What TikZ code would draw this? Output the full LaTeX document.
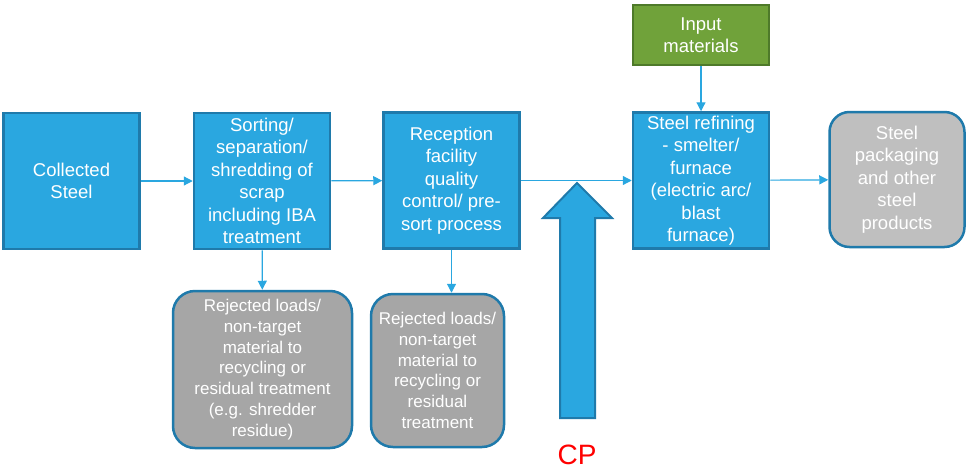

---

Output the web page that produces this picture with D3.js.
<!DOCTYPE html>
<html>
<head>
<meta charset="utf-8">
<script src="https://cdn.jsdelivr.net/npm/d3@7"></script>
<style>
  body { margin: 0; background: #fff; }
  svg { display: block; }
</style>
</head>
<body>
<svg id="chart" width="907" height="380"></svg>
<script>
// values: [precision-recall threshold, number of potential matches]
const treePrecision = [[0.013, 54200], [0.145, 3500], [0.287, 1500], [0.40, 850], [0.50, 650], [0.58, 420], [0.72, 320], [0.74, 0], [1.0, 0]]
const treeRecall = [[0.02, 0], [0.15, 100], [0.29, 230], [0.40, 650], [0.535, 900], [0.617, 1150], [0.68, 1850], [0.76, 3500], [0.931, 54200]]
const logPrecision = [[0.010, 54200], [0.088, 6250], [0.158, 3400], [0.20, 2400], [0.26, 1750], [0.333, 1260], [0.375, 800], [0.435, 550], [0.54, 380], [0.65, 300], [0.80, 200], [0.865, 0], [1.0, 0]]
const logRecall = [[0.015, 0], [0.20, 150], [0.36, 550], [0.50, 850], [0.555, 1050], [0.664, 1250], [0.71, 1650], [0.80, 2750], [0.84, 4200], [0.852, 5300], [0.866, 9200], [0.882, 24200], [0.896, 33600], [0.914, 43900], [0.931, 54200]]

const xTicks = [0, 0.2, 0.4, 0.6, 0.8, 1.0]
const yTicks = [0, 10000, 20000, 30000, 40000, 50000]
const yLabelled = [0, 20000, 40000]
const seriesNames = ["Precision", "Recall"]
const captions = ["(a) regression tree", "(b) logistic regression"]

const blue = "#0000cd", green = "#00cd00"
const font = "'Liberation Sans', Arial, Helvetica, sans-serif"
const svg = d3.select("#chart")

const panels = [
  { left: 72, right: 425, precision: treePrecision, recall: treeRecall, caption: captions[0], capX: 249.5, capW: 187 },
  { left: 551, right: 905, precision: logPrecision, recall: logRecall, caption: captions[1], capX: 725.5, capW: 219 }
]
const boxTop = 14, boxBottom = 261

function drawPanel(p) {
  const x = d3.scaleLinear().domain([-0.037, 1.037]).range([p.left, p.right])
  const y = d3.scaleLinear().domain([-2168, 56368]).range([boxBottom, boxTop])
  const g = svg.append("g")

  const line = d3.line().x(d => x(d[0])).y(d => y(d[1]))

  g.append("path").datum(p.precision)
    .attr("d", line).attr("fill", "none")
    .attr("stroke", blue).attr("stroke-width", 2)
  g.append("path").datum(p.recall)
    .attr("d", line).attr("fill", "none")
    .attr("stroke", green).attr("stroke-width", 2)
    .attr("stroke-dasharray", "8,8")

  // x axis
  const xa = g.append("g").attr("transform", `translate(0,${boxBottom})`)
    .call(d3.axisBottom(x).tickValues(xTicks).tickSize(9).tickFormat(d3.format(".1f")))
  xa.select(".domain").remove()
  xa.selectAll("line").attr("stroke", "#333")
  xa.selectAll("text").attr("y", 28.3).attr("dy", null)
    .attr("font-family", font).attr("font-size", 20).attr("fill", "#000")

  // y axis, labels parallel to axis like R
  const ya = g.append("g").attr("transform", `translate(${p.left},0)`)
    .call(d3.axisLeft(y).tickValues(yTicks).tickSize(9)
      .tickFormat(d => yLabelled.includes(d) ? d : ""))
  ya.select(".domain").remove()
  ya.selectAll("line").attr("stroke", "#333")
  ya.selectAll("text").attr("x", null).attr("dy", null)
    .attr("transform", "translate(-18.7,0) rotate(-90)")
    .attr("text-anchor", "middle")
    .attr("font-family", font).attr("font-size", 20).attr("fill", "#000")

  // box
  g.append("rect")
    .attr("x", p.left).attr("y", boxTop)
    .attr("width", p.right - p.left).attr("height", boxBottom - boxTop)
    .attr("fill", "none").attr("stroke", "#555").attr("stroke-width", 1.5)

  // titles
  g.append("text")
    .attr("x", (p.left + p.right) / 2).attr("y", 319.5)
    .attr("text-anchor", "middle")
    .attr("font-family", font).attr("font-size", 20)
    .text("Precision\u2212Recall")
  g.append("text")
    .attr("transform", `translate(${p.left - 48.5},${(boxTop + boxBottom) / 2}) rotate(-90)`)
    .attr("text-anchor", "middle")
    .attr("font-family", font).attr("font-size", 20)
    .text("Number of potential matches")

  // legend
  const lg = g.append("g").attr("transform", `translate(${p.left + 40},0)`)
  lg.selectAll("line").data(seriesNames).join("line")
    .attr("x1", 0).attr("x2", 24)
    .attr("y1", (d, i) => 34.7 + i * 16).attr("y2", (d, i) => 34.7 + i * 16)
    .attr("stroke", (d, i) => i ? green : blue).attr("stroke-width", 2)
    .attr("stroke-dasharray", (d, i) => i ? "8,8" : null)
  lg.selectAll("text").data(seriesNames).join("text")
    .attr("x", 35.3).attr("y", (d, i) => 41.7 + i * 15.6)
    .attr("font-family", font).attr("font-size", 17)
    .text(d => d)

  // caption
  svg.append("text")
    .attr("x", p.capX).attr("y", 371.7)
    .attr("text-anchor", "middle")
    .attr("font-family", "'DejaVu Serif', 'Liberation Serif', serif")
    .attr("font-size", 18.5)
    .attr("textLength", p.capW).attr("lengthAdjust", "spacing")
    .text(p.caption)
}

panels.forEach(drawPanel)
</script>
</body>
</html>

The exercise:
Of all the lines in the listing above, how many include "this"? Write only the number.

Solution to the exercise:
2